I’m entering one of those dream states again. I must be. I feel kind of empty all the time, like none of this is real. And all I want to do is read a fantasy story of falling in love during the Renaissance because sometimes being in love in real life is far too painful. I have selective tastes in genres, I know.
Vincent has been aloof again. Always that back and forth. I can’t make him tell me what’s wrong. It’s probably nothing, right? But he doesn’t reassure me that it’s not, so how am I supposed to know? His inability to provide any insight or clarity about his feelings leaves me panicking that it’s something negative about me or us.
Vincent, it scares me. I just want reassurance from you. But I don’t feel like I’m getting what I’m looking for in you. I don’t think you even know how to give it to me. I don’t think you know enough about how to handle a situation like this.
It’s complicated.
And haven’t we already realized that I make big deals out of nothing? But only when I feel like whatever it is matters. And this matters.
I don’t want either of us to be mad at each other. We’ve been through so much. This anger sucks, and it’s not necessary. But when I’m sitting here desperately looking for comfort from you, some answer, condolence, some validation that this matters to you too, and you deflect, going on about how you’re frustrated because you can’t find a song on my computer, it’s like I’m not important enough for your attention.

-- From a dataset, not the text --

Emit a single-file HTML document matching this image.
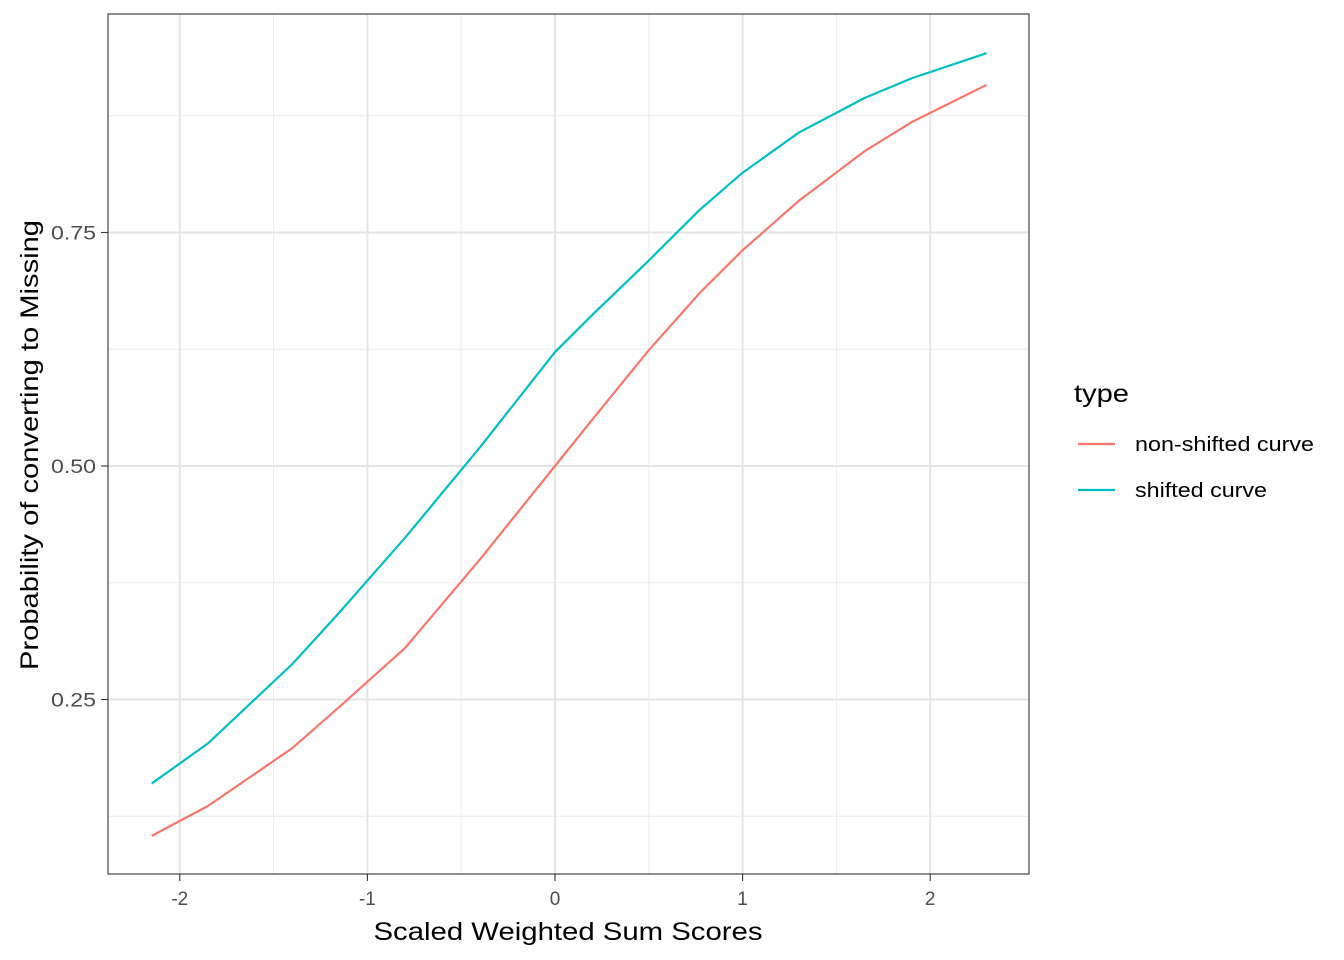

Maybe you’ve heard enough of me, and you don’t understand why I can’t just let it go, just forget about it. But I don’t understand how you can just move on. We both lack patience.
Maybe someday, I can make you understand.
Postscript
There is nothing dramatic about this entry. No overt betrayal, though it was already taking root, no explosion, though they would come. Here it is only a girl on the floor asking for reassurance while a boy she cannot stop loving spins in a chair, distracted, already pulling away in ways she cannot yet articulate, and that quiet asymmetry is enough to begin shaping her.
It looks small, but it is not small. This is the kind of moment that alters a life without announcing itself, the kind that teaches a young body what love feels like, what distance signals, and who must adjust in order to keep the bond intact.